Arrangements of children Can somebody please double check my work?
$n$ children must be arranged in a line.  $k$ pairs of children want to be next to each other, and each member of the pair will be unhappy if they are not next to each other.  The other children don't care where they are (i.e., they will be happy anywhere)
If all the arrangements are equally likely, what is the probability that all the children will be happy?
There are $(n - k)$ bins in which a pair or a happy kid can be placed (considering each as a distinguishable "atom").  So there are $(n - k)!$ ways to arrange the pairs and kids.  Each pair can be arranged in $2$ ways, so there are $2^k$ ways to arrange all the pairs (considering them as "compound" entities).  So there are $2^k (n - k)!$ arrangements which make the kids happy, so $p = \frac{2^k}{P(n,k)}$
I am asking for help because either my notes were wrong when I made them or I am wrong now.  I'm not confident that I can tell.  (In particular, they differ by a factor of $k!$, so the answer in my notes is basically $\frac{2^k}{\binom{n}{k}}$
 A: 
$n$  children must be arranged in a line. $k$ pairs of children want to be next to each other, and each member of the pair will be unhappy if they are not next to each other. The other children don't care where they are (i.e., they will be happy anywhere)
If all the arrangements are equally likely, what is the probability that all the children will be happy?

Assumption: None of the children want to be in more than one pair.
Count the ways to arrange $(n-k)$ distinct groups; consisting of $(n-2k)$ single children and $(k)$ pairs; then multiply by the ways to arrange children within each group (ie: $\times 2!$ for each pair, and $\times 1!$ for each singleton).  That is: $2^k(n-k)!$ happy arrangements.
Count the total ways to arrange $n$ children.  That is $n!$ arrangements.
The probability of a happy arrangement is: $\dfrac{2^k(n-k)!}{n!}$
A: We need to choose where the leftmost of each pair of fussy children will sit. Write down $n-k$ stars, where the other $n-k$ children will sit, like this
$$\ast\quad\ast\quad\ast\quad\ast\quad\ast\quad\ast\quad\ast\quad\ast\quad\ast\quad\ast$$
There are $n-k$ positions where these leftmost children can sit: In one of the $n-k-1$ gaps between stars, or at the left end. There are $\binom{n-k}{k}$ ways to choose these positions. 

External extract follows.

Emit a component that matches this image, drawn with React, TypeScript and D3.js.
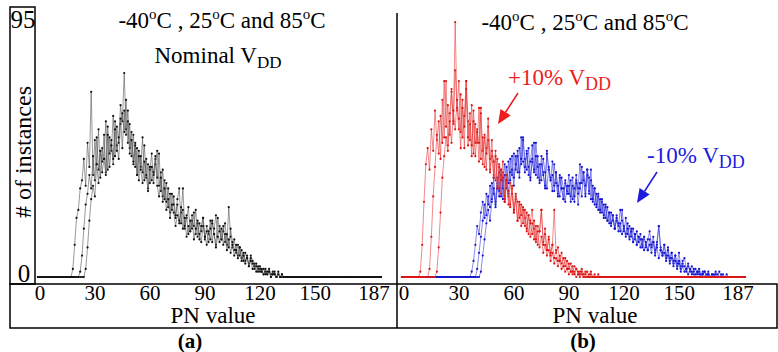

These positions can be filled by children from the fussy pairs in $k!2^k$ ways. There is then only $1$ way to fill the positions to the right of the chosen positions. The rest of the positions can be filled with unfussy children in $(n-2k)!$ ways. So the required probability is 
$$\dfrac{\binom{n-k}{k}k!\,2^k(n-2k)!}{n!}.$$ 
The expression can be simplified in various ways. In particular, since $\binom{n-k}{k}=\frac{(n-k)!}{k!(n-2k)!}$, it simplifies to $\frac{(n-k)!2^k}{n!}$.